By the High Middle Ages, European society was divided into four distinct classes. Politically and religiously, medieval life was controlled from the top; in the hierarchical society of the period, the nobility and the clergy dominated the peasants and townspeople. The Crusades caused fundamental upheavals in European life. Mediterranean commerce and Venices role as a leading regional power grew directly from these wars. Throughout Europe, new cities were born and old ones became important centers of trade and commerce. The emergence of towns with their guilds and their continual quest for commercial activity altered the medieval world. Cities became home to a new social class artisans, merchants, and traders whose position was based on commercial wealth instead of land ownership. This period also saw the rise of the universities. Colleges at Bologna and Paris were, by the thirteenth century, important centers for the spread of knowledge. Over time, as the intellectual pace quickened with each new generation of university-trained scholars, the clash between temporal philosophy and religious theology became more pronounced, and the spiritual unity and dominance of the Church less secure.

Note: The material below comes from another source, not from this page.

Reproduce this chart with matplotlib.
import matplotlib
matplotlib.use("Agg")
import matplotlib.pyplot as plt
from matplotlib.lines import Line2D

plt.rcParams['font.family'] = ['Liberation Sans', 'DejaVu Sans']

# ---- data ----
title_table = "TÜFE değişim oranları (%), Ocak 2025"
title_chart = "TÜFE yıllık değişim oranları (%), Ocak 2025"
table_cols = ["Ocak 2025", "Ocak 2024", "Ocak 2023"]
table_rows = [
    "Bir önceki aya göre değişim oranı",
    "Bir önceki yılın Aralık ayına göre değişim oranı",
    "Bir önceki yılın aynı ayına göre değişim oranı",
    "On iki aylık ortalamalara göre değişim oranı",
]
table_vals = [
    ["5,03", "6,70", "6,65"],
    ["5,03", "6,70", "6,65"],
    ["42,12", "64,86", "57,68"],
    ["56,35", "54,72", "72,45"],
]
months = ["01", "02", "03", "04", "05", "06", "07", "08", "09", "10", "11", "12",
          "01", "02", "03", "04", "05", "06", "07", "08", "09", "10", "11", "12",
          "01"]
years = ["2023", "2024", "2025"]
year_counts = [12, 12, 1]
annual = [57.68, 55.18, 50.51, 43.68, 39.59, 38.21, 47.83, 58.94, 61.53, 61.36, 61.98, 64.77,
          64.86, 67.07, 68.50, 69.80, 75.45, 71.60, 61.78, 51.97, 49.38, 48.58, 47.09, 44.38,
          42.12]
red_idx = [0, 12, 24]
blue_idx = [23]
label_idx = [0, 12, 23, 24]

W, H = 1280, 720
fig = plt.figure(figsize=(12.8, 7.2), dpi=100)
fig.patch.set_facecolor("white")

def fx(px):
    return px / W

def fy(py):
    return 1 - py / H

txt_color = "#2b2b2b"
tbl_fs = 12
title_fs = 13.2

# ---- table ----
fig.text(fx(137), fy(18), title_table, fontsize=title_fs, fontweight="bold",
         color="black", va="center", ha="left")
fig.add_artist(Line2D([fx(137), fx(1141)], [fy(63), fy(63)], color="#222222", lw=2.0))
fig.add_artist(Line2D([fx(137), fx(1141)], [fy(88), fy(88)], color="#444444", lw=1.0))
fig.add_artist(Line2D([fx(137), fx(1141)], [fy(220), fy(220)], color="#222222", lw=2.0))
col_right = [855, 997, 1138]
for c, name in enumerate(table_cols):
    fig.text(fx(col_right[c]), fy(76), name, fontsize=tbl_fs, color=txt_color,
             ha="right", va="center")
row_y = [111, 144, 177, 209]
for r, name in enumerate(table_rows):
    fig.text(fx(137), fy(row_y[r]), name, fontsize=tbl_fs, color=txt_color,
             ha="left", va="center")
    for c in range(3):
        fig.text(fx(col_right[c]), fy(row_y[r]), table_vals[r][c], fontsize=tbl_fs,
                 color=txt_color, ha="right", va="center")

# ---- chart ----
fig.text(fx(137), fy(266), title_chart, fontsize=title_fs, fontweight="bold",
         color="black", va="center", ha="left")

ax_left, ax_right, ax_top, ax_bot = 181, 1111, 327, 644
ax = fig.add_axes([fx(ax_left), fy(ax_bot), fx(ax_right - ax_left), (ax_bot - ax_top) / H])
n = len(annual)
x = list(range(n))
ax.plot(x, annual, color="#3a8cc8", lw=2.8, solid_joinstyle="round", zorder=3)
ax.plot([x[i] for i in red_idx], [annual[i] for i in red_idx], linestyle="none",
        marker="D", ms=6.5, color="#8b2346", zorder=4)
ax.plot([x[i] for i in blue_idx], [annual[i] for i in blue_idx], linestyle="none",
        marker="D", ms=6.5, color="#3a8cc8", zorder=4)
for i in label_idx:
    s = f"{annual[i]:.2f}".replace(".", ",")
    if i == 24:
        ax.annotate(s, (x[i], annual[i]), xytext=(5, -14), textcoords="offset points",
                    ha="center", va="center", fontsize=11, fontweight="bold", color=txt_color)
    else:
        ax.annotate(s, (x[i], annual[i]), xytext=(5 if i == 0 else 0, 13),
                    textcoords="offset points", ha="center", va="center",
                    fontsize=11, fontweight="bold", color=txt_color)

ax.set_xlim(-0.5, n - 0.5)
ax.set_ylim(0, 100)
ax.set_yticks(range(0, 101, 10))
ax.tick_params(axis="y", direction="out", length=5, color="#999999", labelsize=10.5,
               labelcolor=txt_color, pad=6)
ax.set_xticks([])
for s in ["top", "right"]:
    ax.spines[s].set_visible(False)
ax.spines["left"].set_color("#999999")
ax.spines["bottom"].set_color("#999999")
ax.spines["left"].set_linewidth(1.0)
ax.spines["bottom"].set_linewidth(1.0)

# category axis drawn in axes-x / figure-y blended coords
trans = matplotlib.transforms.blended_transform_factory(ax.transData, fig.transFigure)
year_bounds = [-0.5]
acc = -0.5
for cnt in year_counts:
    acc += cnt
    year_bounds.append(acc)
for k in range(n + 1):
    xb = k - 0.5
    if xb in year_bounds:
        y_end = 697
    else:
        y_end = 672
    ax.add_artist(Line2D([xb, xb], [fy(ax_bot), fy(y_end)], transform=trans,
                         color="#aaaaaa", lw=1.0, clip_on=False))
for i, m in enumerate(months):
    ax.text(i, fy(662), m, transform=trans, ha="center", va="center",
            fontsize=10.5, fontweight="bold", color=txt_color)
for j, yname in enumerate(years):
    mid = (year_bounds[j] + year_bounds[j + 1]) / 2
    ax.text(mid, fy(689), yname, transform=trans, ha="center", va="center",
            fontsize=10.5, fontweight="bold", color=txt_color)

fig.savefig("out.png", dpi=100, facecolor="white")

Women and children remained largely excluded from these and other higher pursuits and aspirations, though women may have had more freedoms and opportunities than earlier scholars imagined and children were probably better loved and protected than traditional sources suggest.
After reading this chapter you should understand:
- The major groups and classes composing medieval society.
- The rise of towns and the new merchant class.
- Founding of universities and expansion of the educational curriculum.
- The lives of women and children in the Middle Ages.